I had one case, of an old movie, that was not in IMDB.
I had another case of a title that I could not find a match for that year, but when visiting https://www.imdb.com, I could find the movie version of interest. For v0.2.2, I used the manual ID entry to resolve.
Lastly, I hit one case where a six disk TV series resolved to a single IMDB entry. To be able to integrate the IMDB info I had to take these steps for each of the “season” disks:
- Note the release year and duration.
- Rename the title to just have the show name, and not any season info.
- Edit again, so that the IMDB data can be found.
- Change the title back to include the season indication.
- Change the duration to what was there before (from the box cover).

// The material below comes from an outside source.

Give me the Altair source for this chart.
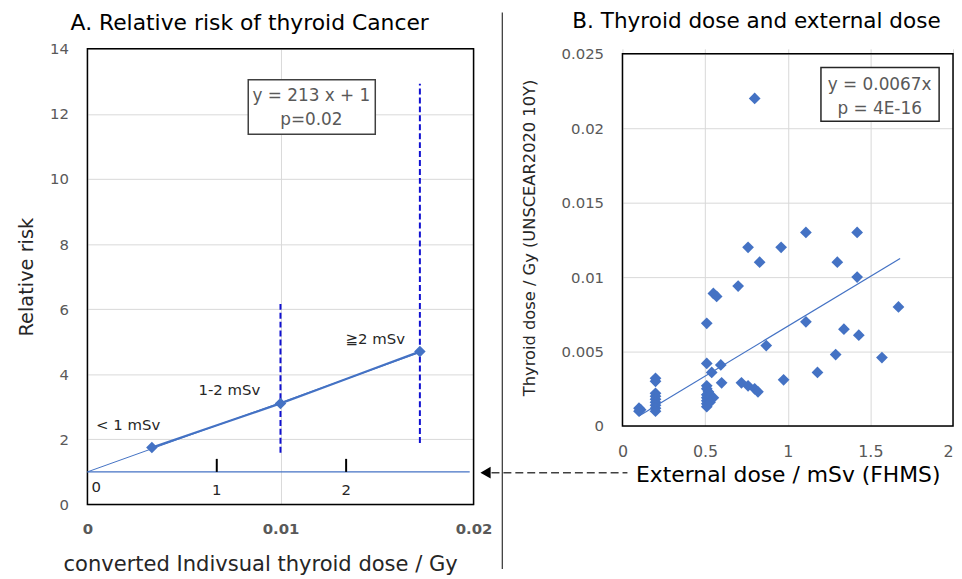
import altair as alt
import pandas as pd

# ---------------- Panel A: relative risk ----------------
grp_names = ["< 1 mSv", "1-2 mSv", "≧2 mSv"]
grp_dose = [0.00334, 0.0100, 0.01722]
grp_rr = [1.75, 3.10, 4.70]
ci_dose = [0.0100, 0.01722]
ci_low = [1.59, 1.89]
ci_high = [6.16, 12.93]
a_slope, a_icpt = 213, 1
ext_ticks = [0, 1, 2]          # external dose (mSv) secondary scale
b_slope = 0.0067               # Gy per mSv (panel B fit)
a_xticks = [0, 0.01, 0.02]
a_yticks = [0, 2, 4, 6, 8, 10, 12, 14]

# ---------------- Panel B: thyroid vs external dose ----------------
ext_dose = [0.80, 1.11, 1.42, 0.76, 0.96, 0.83, 1.30, 1.42, 0.70, 0.55,
            0.57, 1.67, 0.51, 1.11, 1.34, 1.43, 0.87, 1.29, 1.57, 0.51,
            0.595, 0.54, 1.18, 0.975, 0.60, 0.72, 0.76, 0.80, 0.82, 0.20,
            0.20, 0.20, 0.20, 0.20, 0.20, 0.20, 0.20, 0.20,
            0.10, 0.11, 0.10,
            0.51, 0.51, 0.52, 0.51, 0.51, 0.51, 0.51, 0.51, 0.55, 0.53]
thy_dose = [0.0220, 0.0130, 0.0130, 0.0120, 0.0120, 0.0110, 0.0110, 0.0100, 0.0094, 0.0089,
            0.0087, 0.0080, 0.0069, 0.0070, 0.0065, 0.0061, 0.0054, 0.0048, 0.0046, 0.0042,
            0.0041, 0.0036, 0.0036, 0.0031, 0.0029, 0.0029, 0.0027, 0.0025, 0.0023, 0.0032,
            0.0030, 0.0022, 0.0020, 0.0018, 0.0016, 0.0014, 0.0012, 0.0010,
            0.0012, 0.0011, 0.0010,
            0.0027, 0.0025, 0.0023, 0.0021, 0.0019, 0.0017, 0.0015, 0.0013, 0.0019, 0.0016]
b_xticks = [0, 0.5, 1, 1.5, 2]
b_yticks = [0, 0.005, 0.01, 0.015, 0.02, 0.025]
b_fit_range = [0.10, 1.68]

title_a = "A. Relative risk of thyroid Cancer"
title_b = "B. Thyroid dose and external dose"

BLUE = "#4472C4"
CI = "#0F0FD0"
GRID = "#d9d9d9"
LAB = "#595959"
TXT = "#262626"
FONT = "DejaVu Sans"


def df(**cols):
    return pd.DataFrame(cols)


# ---------------- Panel A chart ----------------
xs_a = alt.Scale(domain=[0, 0.02], nice=False, zero=False)
ys_a = alt.Scale(domain=[0, 14], nice=False, zero=False)
ax_xa = alt.Axis(values=a_xticks, format="~g", labelFlush=False, ticks=False, domain=False,
                 grid=True, gridColor=GRID, labelFontSize=15, labelFontWeight="bold",
                 labelColor=LAB, labelPadding=17,
                 title="converted Indivsual thyroid dose / Gy", titleFontSize=21.2,
                 titleFontWeight="normal", titleColor=TXT, titleX=174, titleY=67,
                 titleBaseline="alphabetic", titleAlign="center")
ax_ya = alt.Axis(values=a_yticks, ticks=False, domain=False, grid=True, gridColor=GRID,
                 labelFontSize=15, labelColor=LAB, labelPadding=19,
                 title="Relative risk", titleFontSize=19.5, titleFontWeight="normal",
                 titleColor=TXT, titleX=-55, titleBaseline="alphabetic")
XA = alt.X("x:Q", scale=xs_a, axis=ax_xa)
YA = alt.Y("y:Q", scale=ys_a, axis=ax_ya)

frame_a = alt.Chart(df(x=[0], x2=[0.02], y=[0], y2=[14])).mark_rect(
    fillOpacity=0, stroke="#000", strokeWidth=1.5).encode(x=XA, x2="x2:Q", y=YA, y2="y2:Q")

# white (invisible) anchor fixing the left edge of the drawing
anchor = alt.Chart(df(x=[-0.004062], y=[7], y2=[7.2])).mark_rule(
    strokeWidth=1, color="#ffffff").encode(x=XA, y=YA, y2="y2:Q")

base_line = alt.Chart(df(x=[0], x2=[0.0198], y=[1])).mark_rule(
    color=BLUE, strokeWidth=1.2).encode(x=XA, x2="x2:Q", y=YA)

ext_pos = [v * b_slope for v in ext_ticks]
tick_marks = alt.Chart(df(x=ext_pos[1:], y=[1] * 2, y2=[1.40] * 2)).mark_rule(
    color="#000", strokeWidth=2).encode(x=XA, y=YA, y2="y2:Q")
tick_labels = alt.Chart(df(x=ext_pos[1:], y=[0.43] * 2, t=[str(v) for v in ext_ticks[1:]])).mark_text(
    fontSize=15, color=TXT, baseline="middle").encode(x=XA, y=YA, text="t:N")
tick_label0 = alt.Chart(df(x=ext_pos[:1], y=[0.52], t=[str(ext_ticks[0])])).mark_text(
    fontSize=15, color=TXT, baseline="middle", dx=9).encode(x=XA, y=YA, text="t:N")

ci_rules = alt.Chart(df(x=ci_dose, y=ci_low, y2=ci_high)).mark_rule(
    color=CI, strokeWidth=2, strokeDash=[6, 3]).encode(x=XA, y=YA, y2="y2:Q")

trend_a = alt.Chart(df(x=[0, grp_dose[-1]],
                       y=[a_icpt, a_slope * grp_dose[-1] + a_icpt])).mark_line(
    color=BLUE, strokeWidth=1).encode(x=XA, y=YA)

data_line = alt.Chart(df(x=grp_dose, y=grp_rr)).mark_line(
    color=BLUE, strokeWidth=2.2).encode(x=XA, y=YA)
diamonds_a = alt.Chart(df(x=grp_dose, y=grp_rr)).mark_point(
    shape="diamond", filled=True, size=135, color=BLUE, opacity=1).encode(x=XA, y=YA)

grp_text = alt.Chart(df(x=[0.00211, 0.00735, 0.01491], y=[2.44, 3.51, 5.09], t=grp_names)).mark_text(
    fontSize=15, color=TXT, baseline="middle").encode(x=XA, y=YA, text="t:N")

box_a = alt.Chart(df(x=[0.00833], x2=[0.01491], y=[11.375], y2=[13.05])).mark_rect(
    fill="#ffffff", stroke="#404040", strokeWidth=1.5).encode(x=XA, x2="x2:Q", y=YA, y2="y2:Q")
box_a_text = alt.Chart(df(x=[0.0116, 0.0116], y=[12.56, 11.80],
                          t=[f"y = {a_slope} x + {a_icpt}", "p=0.02"])).mark_text(
    fontSize=17, color=LAB, baseline="middle").encode(x=XA, y=YA, text="t:N")

head_a = alt.Chart(df(x=[0.008406], y=[15.098], t=[title_a])).mark_text(
    fontSize=22, color="#000", baseline="top").encode(x=XA, y=YA, text="t:N")

separator = alt.Chart(df(x=[0.02149], y=[-1.983], y2=[15.119])).mark_rule(
    color="#404040", strokeWidth=1.3).encode(x=XA, y=YA, y2="y2:Q")
arrow_line = alt.Chart(df(x=[0.02093], x2=[0.02797], y=[0.976])).mark_rule(
    color="#404040", strokeWidth=1.5, strokeDash=[8, 4]).encode(x=XA, x2="x2:Q", y=YA)
arrow_head = alt.Chart(df(x=[0.02062], y=[0.976])).mark_point(
    shape="triangle-left", filled=True, size=140, color="#000", opacity=1).encode(x=XA, y=YA)

left = alt.layer(frame_a, anchor, base_line, tick_marks, tick_labels, tick_label0, ci_rules,
                 trend_a, data_line, diamonds_a, grp_text, box_a, box_a_text, head_a,
                 separator, arrow_line, arrow_head).properties(width=389, height=459)

# ---------------- Panel B chart ----------------
xs_b = alt.Scale(domain=[0, 2], nice=False, zero=False)
ys_b = alt.Scale(domain=[0, 0.025 * 380 / 375], nice=False, zero=False)
ax_xb = alt.Axis(values=b_xticks, format="~g", labelFlush=False, ticks=False, domain=False,
                 grid=True, gridColor=GRID, labelFontSize=16, labelColor=LAB, labelPadding=18,
                 labelAlign={"expr": "datum.value == 2 ? 'right' : 'center'"},
                 title="External dose / mSv (FHMS)", titleFontSize=22, titleFontWeight="normal",
                 titleColor="#000", titleY=56, titleBaseline="alphabetic")
ax_yb = alt.Axis(values=b_yticks, format="~g", ticks=False, domain=False, grid=True,
                 gridColor=GRID, labelFontSize=15, labelColor=LAB, labelPadding=19,
                 title="Thyroid dose / Gy (UNSCEAR2020 10Y)", titleFontSize=16.4,
                 titleFontWeight="normal", titleColor=TXT, titleX=-89,
                 titleBaseline="alphabetic")
XB = alt.X("x:Q", scale=xs_b, axis=ax_xb)
YB = alt.Y("y:Q", scale=ys_b, axis=ax_yb)

frame_b = alt.Chart(df(x=[0], x2=[2], y=[0], y2=[0.025])).mark_rect(
    fillOpacity=0, stroke="#000", strokeWidth=1.5).encode(x=XB, x2="x2:Q", y=YB, y2="y2:Q")
trend_b = alt.Chart(df(x=b_fit_range, y=[b_slope * v for v in b_fit_range])).mark_line(
    color=BLUE, strokeWidth=1.2).encode(x=XB, y=YB)
points_b = alt.Chart(df(x=ext_dose, y=thy_dose)).mark_point(
    shape="diamond", filled=True, size=140, color=BLUE, opacity=1).encode(x=XB, y=YB)
box_b = alt.Chart(df(x=[1.201], x2=[1.916], y=[0.02047], y2=[0.02407])).mark_rect(
    fill="#ffffff", stroke="#262626", strokeWidth=1.5).encode(x=XB, x2="x2:Q", y=YB, y2="y2:Q")
box_b_text = alt.Chart(df(x=[1.556, 1.556], y=[0.02293, 0.02127],
                          t=[f"y = {b_slope}x", "p = 4E-16"])).mark_text(
    fontSize=17, color=LAB, baseline="middle").encode(x=XB, y=YB, text="t:N")
head_b = alt.Chart(df(x=[0.811], y=[0.027867], t=[title_b])).mark_text(
    fontSize=21.7, color="#000", baseline="top").encode(x=XB, y=YB, text="t:N")

right = alt.layer(frame_b, trend_b, points_b, box_b, box_b_text, head_b).properties(
    width=333, height=380)

chart = alt.hconcat(left, right, spacing=150, bounds="flush").properties(
    padding={"left": 0, "top": 0, "right": 0, "bottom": 0}
).configure(font=FONT).configure_view(strokeWidth=0).configure_text(font=FONT)

chart.save("out.html", embed_options={"renderer": "svg", "actions": False})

- Set the release date for that season
- Save the movie.
In IMDB it had the release as 2010-2015, but the app can only extract a single date for a movie, so it would always show 2010. The duration was totally wrong in IMDB.
What’s Left To Do
There are a few more things that I’d like to do (maybe)…
- Maybe save the movie cover (poster), instead of having to access the URL for image.
- Decide if I want to enable remote access, and if so, maybe add OTP 2FA.
- Show admin link, if user has admin privileges.